Today, because the economy is much more dynamic than it used to be, and the world has become a global village, economic conditions in various countries are also constantly changing, according to such factors as production rate, inflation and unemployment.
As a result, the rate of a specific currency changes and moves up and down in comparison to other currencies. This is the main reason of the process of rate fluctuations in the online Forex market.
In order to evaluate and predict these Forex market changes a trader can use fundamental analysis or technical analysis as a tool for investment. Where as fundamental analysis is a more broad exploration into the economic factors influencing the online Forex, technical analysis uses charts and other indicators to asses price patterns that re-occur over time and can help predict the Forex market.
An example of an online Forex trade: If you buy EUR/USD, this means you are buying Euros, and simultaneously are selling dollars. Your expectation therefore is that the Euro will appreciate (go up) relative to the US dollar which over the last year it has considerably.

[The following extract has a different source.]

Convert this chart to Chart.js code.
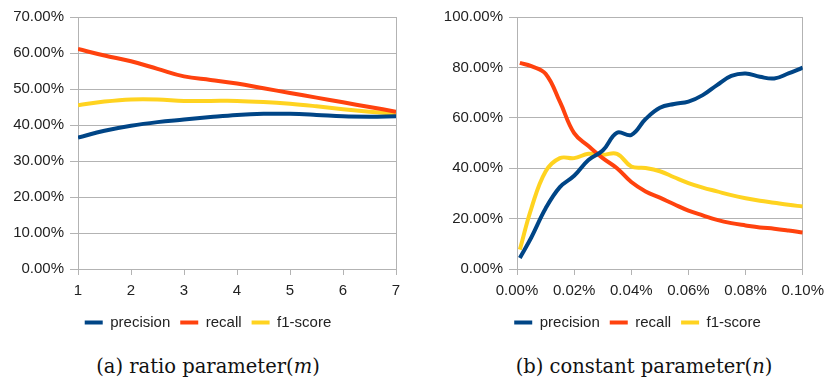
<!DOCTYPE html>
<html>
<head>
<meta charset="utf-8">
<script src="https://cdn.jsdelivr.net/npm/chart.js@4"></script>
<style>
  body { margin: 0; background: #fff; width: 831px; height: 378px; position: relative; overflow: hidden; }
  .box { position: absolute; top: 0; }
  .caption { position: absolute; top: 355px; font-family: "DejaVu Serif", serif; font-size: 19.5px; color: #111; white-space: nowrap; transform: translateX(-50%); }
</style>
</head>
<body>
<div class="box" style="left:0px"><canvas id="chartM" width="415" height="340"></canvas></div>
<div class="box" style="left:441px"><canvas id="chartN" width="390" height="340"></canvas></div>
<div class="caption" style="left:208px">(a) ratio parameter(<i>m</i>)</div>
<div class="caption" style="left:644px">(b) constant parameter(<i>n</i>)</div>
<script>
// (a) ratio parameter m
const mValues = [1, 1.5, 2, 2.5, 3, 3.5, 4, 4.5, 5, 5.5, 6, 6.5, 7];
const precisionM = [36.5, 38.4, 39.8, 40.8, 41.5, 42.2, 42.8, 43.1, 43.1, 42.8, 42.4, 42.3, 42.4];
const recallM = [61.1, 59.3, 57.7, 55.6, 53.5, 52.5, 51.5, 50.2, 48.9, 47.6, 46.3, 45.0, 43.7];
const f1M = [45.5, 46.5, 47.1, 47.1, 46.7, 46.7, 46.7, 46.4, 45.9, 45.2, 44.4, 43.7, 43.1];

// (b) constant parameter n (in %)
const nValues = [0.001, 0.005, 0.01, 0.015, 0.02, 0.025, 0.03, 0.035, 0.04, 0.045, 0.05,
  0.055, 0.06, 0.065, 0.07, 0.075, 0.08, 0.085, 0.09, 0.095, 0.1];
const precisionN = [4.4, 12.5, 24.0, 32.5, 37.0, 43.3, 47.0, 54.1, 53.2, 59.5, 64.0,
  65.5, 66.4, 69.0, 73.0, 76.6, 77.6, 76.3, 75.6, 77.6, 79.9];
const recallN = [81.8, 80.5, 77.5, 66.4, 53.9, 48.8, 44.0, 40.0, 34.5, 30.8, 28.3,
  25.7, 23.2, 21.3, 19.5, 18.2, 17.3, 16.5, 16.0, 15.3, 14.5];
const f1N = [7.7, 24.0, 38.7, 44.0, 44.0, 45.7, 45.3, 45.7, 40.7, 40.1, 38.8,
  36.4, 34.1, 32.3, 30.8, 29.3, 28.1, 27.1, 26.3, 25.5, 24.8];

const seriesNames = ['precision', 'recall', 'f1-score'];
const colors = ['#004586', '#ff420e', '#ffd320'];
const gridGray = '#b3b3b3';
const textColor = '#222';

function pts(xs, ys) {
  return xs.map((x, i) => ({ x: x, y: ys[i] }));
}

function makeDatasets(xs, lists) {
  return lists.map((ys, i) => ({
    label: seriesNames[i],
    data: pts(xs, ys),
    borderColor: colors[i],
    backgroundColor: colors[i],
    borderWidth: 4,
    pointRadius: 0,
    tension: 0.4,
    fill: false
  }));
}

// nudge the legend sideways, the original is not centred on the plot
function legendShift(dx) {
  return {
    id: 'legendShift',
    afterLayout(chart) {
      chart.legend.left += dx;
      chart.legend.right += dx;
    }
  };
}

function makeConfig(datasets, xOpts, yOpts, yWidth, padRight, dx) {
  return {
    type: 'line',
    data: { datasets: datasets },
    plugins: [legendShift(dx)],
    options: {
      responsive: false,
      animation: false,
      layout: { padding: { top: 17, right: padRight, left: 0, bottom: 0 } },
      plugins: {
        tooltip: { enabled: false },
        legend: {
          position: 'bottom',
          labels: {
            boxWidth: 18,
            boxHeight: 4,
            padding: 10,
            color: textColor,
            font: { family: 'Liberation Sans', size: 15 },
            generateLabels: function (chart) {
              const items = Chart.defaults.plugins.legend.labels.generateLabels(chart);
              items.forEach(it => { it.lineWidth = 0; });
              return items;
            }
          }
        }
      },
      scales: {
        x: {
          type: 'linear',
          min: xOpts.min,
          max: xOpts.max,
          afterFit: s => { s.height = 36; },
          border: { display: true, color: gridGray },
          grid: {
            color: c => (c.tick && c.tick.value === xOpts.max) ? gridGray : 'rgba(0,0,0,0)',
            tickColor: gridGray,
            tickLength: 6
          },
          ticks: {
            stepSize: xOpts.step,
            padding: 7,
            color: textColor,
            font: { family: 'Liberation Sans', size: 15 },
            maxRotation: 0,
            callback: xOpts.fmt
          }
        },
        y: {
          min: yOpts.min,
          max: yOpts.max,
          afterFit: s => { s.width = yWidth; },
          border: { display: true, color: gridGray },
          grid: { color: gridGray, tickColor: gridGray, tickLength: 8 },
          ticks: {
            stepSize: yOpts.step,
            padding: 6,
            color: textColor,
            font: { family: 'Liberation Sans', size: 15 },
            callback: v => v.toFixed(2) + '%'
          }
        }
      }
    }
  };
}

new Chart(document.getElementById('chartM'), makeConfig(
  makeDatasets(mValues, [precisionM, recallM, f1M]),
  { min: 1, max: 7, step: 1, fmt: v => String(v) },
  { min: 0, max: 70, step: 10 },
  78, 19, 10
));

new Chart(document.getElementById('chartN'), makeConfig(
  makeDatasets(nValues, [precisionN, recallN, f1N]),
  { min: 0, max: 0.1, step: 0.02, fmt: v => v.toFixed(2) + '%' },
  { min: 0, max: 100, step: 20 },
  76, 23, 13
));
</script>
</body>
</html>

If you believe that the US economy will weaken and this will hurt the US dollar, you would execute a buy EUR/USD order. By doing so you will buy Euros in the expectation that the currency will appreciate against the US dollar. If you believe that the US economy is strong and the Euro will weaken against the US dollar you would execute a sell EUR/USD order. By doing so you have sold Euros in the expectation that they will depreciate against the US dollar.